+++ Source excerpt +++
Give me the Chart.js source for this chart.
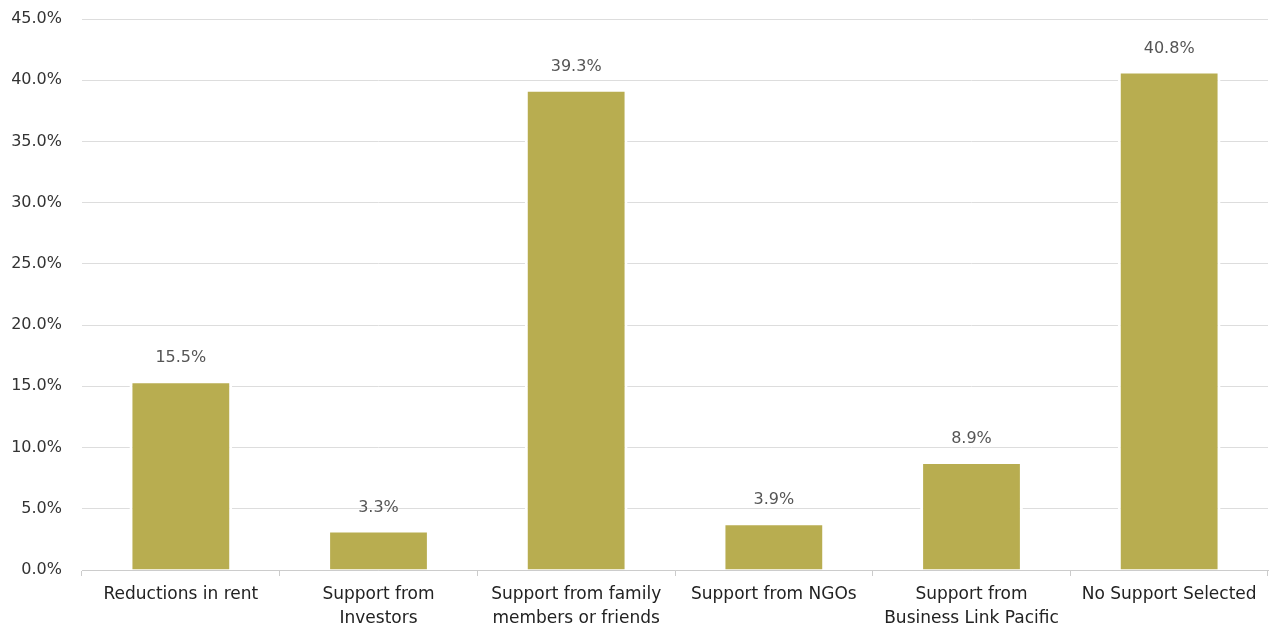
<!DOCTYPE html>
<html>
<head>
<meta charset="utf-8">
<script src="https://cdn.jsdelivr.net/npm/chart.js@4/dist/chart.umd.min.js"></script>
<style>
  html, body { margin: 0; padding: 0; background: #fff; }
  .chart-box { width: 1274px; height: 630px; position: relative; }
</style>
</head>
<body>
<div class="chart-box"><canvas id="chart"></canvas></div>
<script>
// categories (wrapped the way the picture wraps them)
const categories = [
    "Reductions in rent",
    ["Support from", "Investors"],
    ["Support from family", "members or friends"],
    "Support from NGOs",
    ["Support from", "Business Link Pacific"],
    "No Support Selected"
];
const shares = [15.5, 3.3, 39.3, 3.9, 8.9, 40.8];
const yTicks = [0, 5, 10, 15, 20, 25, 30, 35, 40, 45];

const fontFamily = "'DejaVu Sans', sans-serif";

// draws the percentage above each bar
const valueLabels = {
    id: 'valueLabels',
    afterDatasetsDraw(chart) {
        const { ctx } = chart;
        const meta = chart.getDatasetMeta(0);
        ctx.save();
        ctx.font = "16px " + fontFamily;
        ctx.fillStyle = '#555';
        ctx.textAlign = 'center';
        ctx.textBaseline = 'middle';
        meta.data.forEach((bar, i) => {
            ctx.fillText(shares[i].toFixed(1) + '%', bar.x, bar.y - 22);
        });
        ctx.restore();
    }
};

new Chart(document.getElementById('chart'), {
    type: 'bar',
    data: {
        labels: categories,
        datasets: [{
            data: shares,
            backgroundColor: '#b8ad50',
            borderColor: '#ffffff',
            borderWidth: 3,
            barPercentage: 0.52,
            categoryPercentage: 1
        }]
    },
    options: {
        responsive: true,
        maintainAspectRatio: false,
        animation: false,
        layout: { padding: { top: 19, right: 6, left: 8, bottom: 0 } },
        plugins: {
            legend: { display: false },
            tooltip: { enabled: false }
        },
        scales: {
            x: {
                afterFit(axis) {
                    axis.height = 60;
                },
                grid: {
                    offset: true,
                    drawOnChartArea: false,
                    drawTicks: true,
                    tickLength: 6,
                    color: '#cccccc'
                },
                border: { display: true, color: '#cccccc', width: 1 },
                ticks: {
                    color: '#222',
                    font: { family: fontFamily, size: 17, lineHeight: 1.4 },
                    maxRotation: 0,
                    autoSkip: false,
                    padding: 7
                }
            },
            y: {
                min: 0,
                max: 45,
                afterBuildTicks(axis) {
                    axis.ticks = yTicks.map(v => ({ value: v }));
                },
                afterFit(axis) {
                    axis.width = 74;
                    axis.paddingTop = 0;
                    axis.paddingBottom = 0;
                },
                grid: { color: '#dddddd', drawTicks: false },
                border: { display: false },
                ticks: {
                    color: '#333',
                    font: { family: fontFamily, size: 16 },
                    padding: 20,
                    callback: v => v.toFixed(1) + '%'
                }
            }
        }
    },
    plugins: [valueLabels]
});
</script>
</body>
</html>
+++
Request → Leave out the pictures and retype every line above exactly.

Answer to this problem →
Give me the Chart.js source for this chart.
<!DOCTYPE html>
<html>
<head>
<meta charset="utf-8">
<script src="https://cdn.jsdelivr.net/npm/chart.js@4/dist/chart.umd.min.js"></script>
<style>
  html, body { margin: 0; padding: 0; background: #fff; }
  .chart-box { width: 1274px; height: 630px; position: relative; }
</style>
</head>
<body>
<div class="chart-box"><canvas id="chart"></canvas></div>
<script>
// categories (wrapped the way the picture wraps them)
const categories = [
    "Reductions in rent",
    ["Support from", "Investors"],
    ["Support from family", "members or friends"],
    "Support from NGOs",
    ["Support from", "Business Link Pacific"],
    "No Support Selected"
];
const shares = [15.5, 3.3, 39.3, 3.9, 8.9, 40.8];
const yTicks = [0, 5, 10, 15, 20, 25, 30, 35, 40, 45];

const fontFamily = "'DejaVu Sans', sans-serif";

// draws the percentage above each bar
const valueLabels = {
    id: 'valueLabels',
    afterDatasetsDraw(chart) {
        const { ctx } = chart;
        const meta = chart.getDatasetMeta(0);
        ctx.save();
        ctx.font = "16px " + fontFamily;
        ctx.fillStyle = '#555';
        ctx.textAlign = 'center';
        ctx.textBaseline = 'middle';
        meta.data.forEach((bar, i) => {
            ctx.fillText(shares[i].toFixed(1) + '%', bar.x, bar.y - 22);
        });
        ctx.restore();
    }
};

new Chart(document.getElementById('chart'), {
    type: 'bar',
    data: {
        labels: categories,
        datasets: [{
            data: shares,
            backgroundColor: '#b8ad50',
            borderColor: '#ffffff',
            borderWidth: 3,
            barPercentage: 0.52,
            categoryPercentage: 1
        }]
    },
    options: {
        responsive: true,
        maintainAspectRatio: false,
        animation: false,
        layout: { padding: { top: 19, right: 6, left: 8, bottom: 0 } },
        plugins: {
            legend: { display: false },
            tooltip: { enabled: false }
        },
        scales: {
            x: {
                afterFit(axis) {
                    axis.height = 60;
                },
                grid: {
                    offset: true,
                    drawOnChartArea: false,
                    drawTicks: true,
                    tickLength: 6,
                    color: '#cccccc'
                },
                border: { display: true, color: '#cccccc', width: 1 },
                ticks: {
                    color: '#222',
                    font: { family: fontFamily, size: 17, lineHeight: 1.4 },
                    maxRotation: 0,
                    autoSkip: false,
                    padding: 7
                }
            },
            y: {
                min: 0,
                max: 45,
                afterBuildTicks(axis) {
                    axis.ticks = yTicks.map(v => ({ value: v }));
                },
                afterFit(axis) {
                    axis.width = 74;
                    axis.paddingTop = 0;
                    axis.paddingBottom = 0;
                },
                grid: { color: '#dddddd', drawTicks: false },
                border: { display: false },
                ticks: {
                    color: '#333',
                    font: { family: fontFamily, size: 16 },
                    padding: 20,
                    callback: v => v.toFixed(1) + '%'
                }
            }
        }
    },
    plugins: [valueLabels]
});
</script>
</body>
</html>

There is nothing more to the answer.